For the Love of Lists

FRIDAY 

7:30 am – make sure the kids are out of bed

8:00 am – drive the kids to school – MAKE SURE THEY HAVE THEIR LUNCHES!

3:30 pm – kids come home from school

SUNDAY

9:30 am – drop B off at soccer game (NOT PRACTICE FIELD!!!)

10:30 am – drop R off at bus

11:30 am – soccer team meeting and lunch

1:45 pm – pick up T. Drive to improv class. DON’T BE LATE!

No, this is not a couple of pages ripped from my calendar, it’s part of a list I am creating for my husband so I can leave for the weekend for the Erma Bombeck Writer’s Workshop and know that my husband will NOT FORGET TO PICK UP OUR SON FROM HIS SOCCER GAME. I should be packing or practicing my wittiest lines or at the very least reviewing the weekend schedule but, no, I’m making lists…in bold and mostly in caps.

I like lists. Lists make me happy; they keep me organized and I love the feeling of running a line through a finished task.
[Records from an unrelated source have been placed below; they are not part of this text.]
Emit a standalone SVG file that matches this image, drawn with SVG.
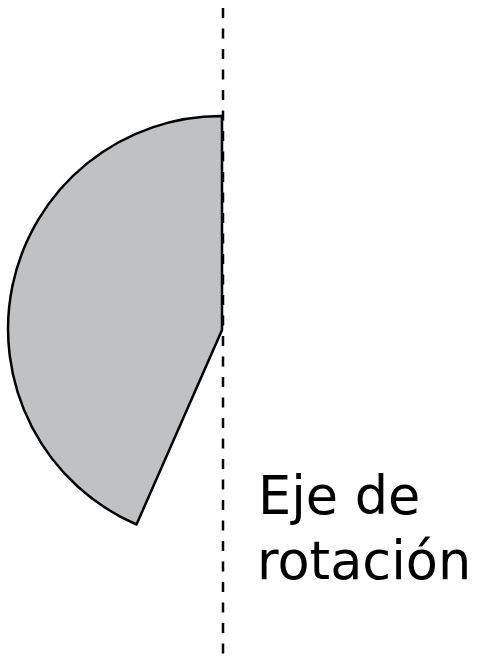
<svg xmlns="http://www.w3.org/2000/svg" width="478" height="656" viewBox="0 0 478 656">
<style>
.axis{stroke:#000;stroke-width:2.5;stroke-dasharray:10 10.5;stroke-dashoffset:-8;fill:none}
.sector{fill:#bfc1c3;stroke:#000;stroke-width:2.5;stroke-linejoin:round}
.lbl{font-family:"DejaVu Sans",Verdana,sans-serif;font-size:52.5px;fill:#000}
</style>
<rect width="478" height="656" fill="#fff"/>
<g id="sector">
<path class="sector" d="M222,116 A213,213 0 0 0 136.5,524.5 L222,330 Z"/>
</g>
<g id="connectors">
<line class="axis" x1="223" y1="0" x2="223" y2="656"/>
</g>
<g id="label">
<text class="lbl" x="258" y="514">Eje de</text>
<text class="lbl" x="257" y="579">rotación</text>
</g>
</svg>
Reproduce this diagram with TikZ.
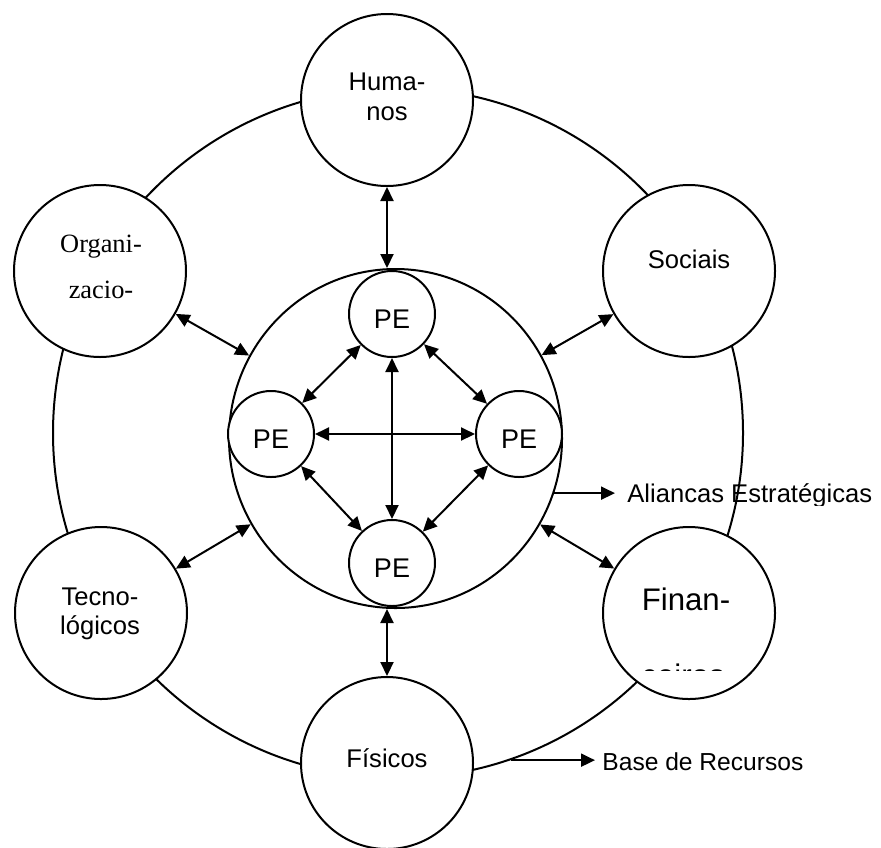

I don’t, however, like making lists for others.

It makes me cranky.

Even though the list I am currently drafting is more for my benefit then my husband’s, every time I need to make him one I get a little annoyed.

Shouldn’t my husband of 21 years, the man who has lived in this house for the entire length of our children’s lives, know WHAT TIME THE KIDS GO TO SCHOOL?!

(A couple of years ago he tried to drop our then middle-schooler off at the elementary school.  I don’t note which their schools on my list even though I am tempted…)

I know I’m not alone. I know that I am not the only mother who takes these steps before she leaves her children in the care of their significant others. Perhaps not with the intensity that I do though…

I have one friend who claims that she can just leave and her husband will figure it out. That might be true but she will never really know. Before she leaves, she arranges the carpools and the sitters and makes sure her kids have somewhere to go after school just in case their dad forgets when the kids were going to be home or that they needed a ride to baseball practice.

She orchestrates her kids’ schedules just like I do, the only difference is she skips the list and gets other moms and/or neighbors involved as backup.

I guess I could stop whining about the lists and just skip them all together. Really, what’s the worst thing that could happen: the kids would be late for school or my youngest would get stranded at a soccer game?

That won’t happen.

My kids know what time they are supposed to be at school.  They will remind my husband (or hound him depending on how late they are running) and my husband will drive them—or they will walk or get another ride. And my youngest will not be left on the soccer field because there will be other mothers there who will notice him sitting alone on the field and will make sure that he has a ride…that is if he doesn’t call his dad first.

No, the worst thing that could happen is that they will call me.

Yes, it makes me feel better that someone knows where my kids are and where they are supposed to be but it also makes me feel better that I can ignore the frantic texts asking me where the soccer game is or what time track practice ends?

It’s on the list and I, will be out.